Rapporti di lavoro

A gennaio crescono i contratti stabili ma più domande di disoccupazione

di Claudio Tucci

Il mercato del lavoro attraversa una fase di assestamento: la fine della decontribuzione generalizzata targata Jobs act si sta facendo sentire, e a gennaio di quest’anno (primo mese in cui sono in vigore i soli incentivi mirati al Sud e per chi assume studenti in alternanza) i contratti a tempo indeterminato, ha reso noto ieri l’Inps, sono calati del 9% (rispetto a gennaio 2016). Il saldo (attivazioni meno cessazioni) dei nuovi rapporti fissi è rimasto comunque positivo (+31.768 contratti - siamo ai livelli di gennaio 2016, ma molto distanti dai +82.244 rapporti stabili registrati a gennaio 2015, data di inizio della decontribuzione piena introdotta da Renzi-Poletti, poi ridotta ed esauritasi a dicembre 2016).

È proseguito il calo, piuttosto sostenuto, delle ore autorizzate di cassa integrazione (il Jobs act ne ha rivisto causali e durate, rendendola inoltre più onerosa per le aziende), -41% a febbraio su febbraio 2016. In controtendenza, invece, le domande di disoccupazione (la mobilità è uscita di scena a dicembre): a gennaio ne sono state presentate 162.714, in crescita dell’8,5% rispetto alle 150.001 istanze inoltrate a gennaio 2016 (e in aumento anche nel congiunturale rispetto alle 137.155 domande di dicembre 2016).

La tracciabilità dei voucher, introdotta lo scorso ottobre, sta (o sarebbe meglio dire stava, dopo il decreto legge del governo che ha cancellato tutto il lavoro accessorio) producendo effetti positivi: a febbraio 2017 i buoni venduti si sono fermati a 9,1 milioni (-4,9% nel confronto tendenziale).
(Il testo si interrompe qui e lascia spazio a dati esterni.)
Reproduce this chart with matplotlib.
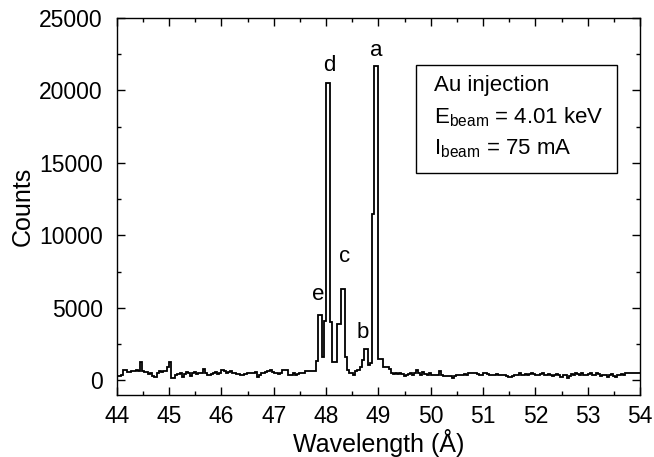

I contratti a termine hanno ripreso a crescere (+13,5% di nuove assunzioni a gennaio - nonostante l’aggravio di costi per i datori); ed è continuato l’incremento dell’apprendistato (+20,2% - qui hanno inciso le prime semplificazioni introdotte da Giuliano Poletti nel 2014 e i robusti incentivi sul “duale” rivolto essenzialmente agli studenti).

Il punto è che la crescita stenta a decollare, «ma il saldo dei contratti a tempo indeterminato resta positivo anche a gennaio, e questo è un segnale incoraggiante – ha evidenziato l’economista del Lavoro, Carlo Dell’Aringa –. Certo, le difficoltà rimangono tante, e larga fetta dell’industria è ancora in affanno alle prese con complicati processi di riorganizzazione per uscire dalla crisi. In attesa di una economia che riprenda a correre, nel medio-breve periodo serve ridurre, in modo consistente, il costo del lavoro: solo così ci potrà essere una crescita più vivace dell’occupazione». D’accordo il numero uno di Anpal, Maurizio Del Conte: «Sono convinto che un intervento strutturale sul cuneo sia più che necessario: in una prima fase si potrebbe concentrare su platee specifiche, per esempio i giovani».

Del resto, la strada tracciata dal Jobs act (tutele crescenti e incentivi al lavoro stabile) ha prodotto risultati: nel 2016 i contratti a tempo indeterminato (comprese le trasformazioni dei rapporti a termine) che hanno beneficiato dello sgravio biennale, e ridotto al 40%, sono stati 615mila (nel 2015 si superava il milione). La percentuale di nuovi ingressi fissi sul totale dei contratti attivati/variati si è fermata, a gennaio, al 28,9% (quasi il doppio del 2014, prima della riforma, ma circa 10 punti in meno rispetto al 38,6% del 2015).

Le cessazioni dei contratti a tempo indeterminato sono scese del 9,2%: la voce licenziamenti (46.900, il dato assoluto) ha subito un modesto incremento rispetto a gennaio 2016 (46.100), frutto della crescita dei licenziamenti per cambio appalto e di quelli disciplinari (nelle aziende con più di 15 dipendenti sono stati 32.232, +31% rispetto ai 24.595 registrati nel 2016). Su questo dato pesa il crollo delle dimissioni (-14% nel confronto tendenziale), per effetto della nuova procedura telematica (complessa) in vigore da marzo 2016.

I sindacati restano preoccupati: la crisi non smette di mordere, ha sottolineato la Uil: «Per questo bisogna rivedere le regole sugli ammortizzatori sociali». Ed è fondamentale, inoltre, il rapido decollo delle politiche attive, ha aggiunto Gigi Petteni (Cisl): «L’invio delle prime 30mila lettere per la ricollocazione dei percettori di Naspi è un inizio, molto limitato. Si deve andare velocemente a regime per costruire un mercato del lavoro inclusivo».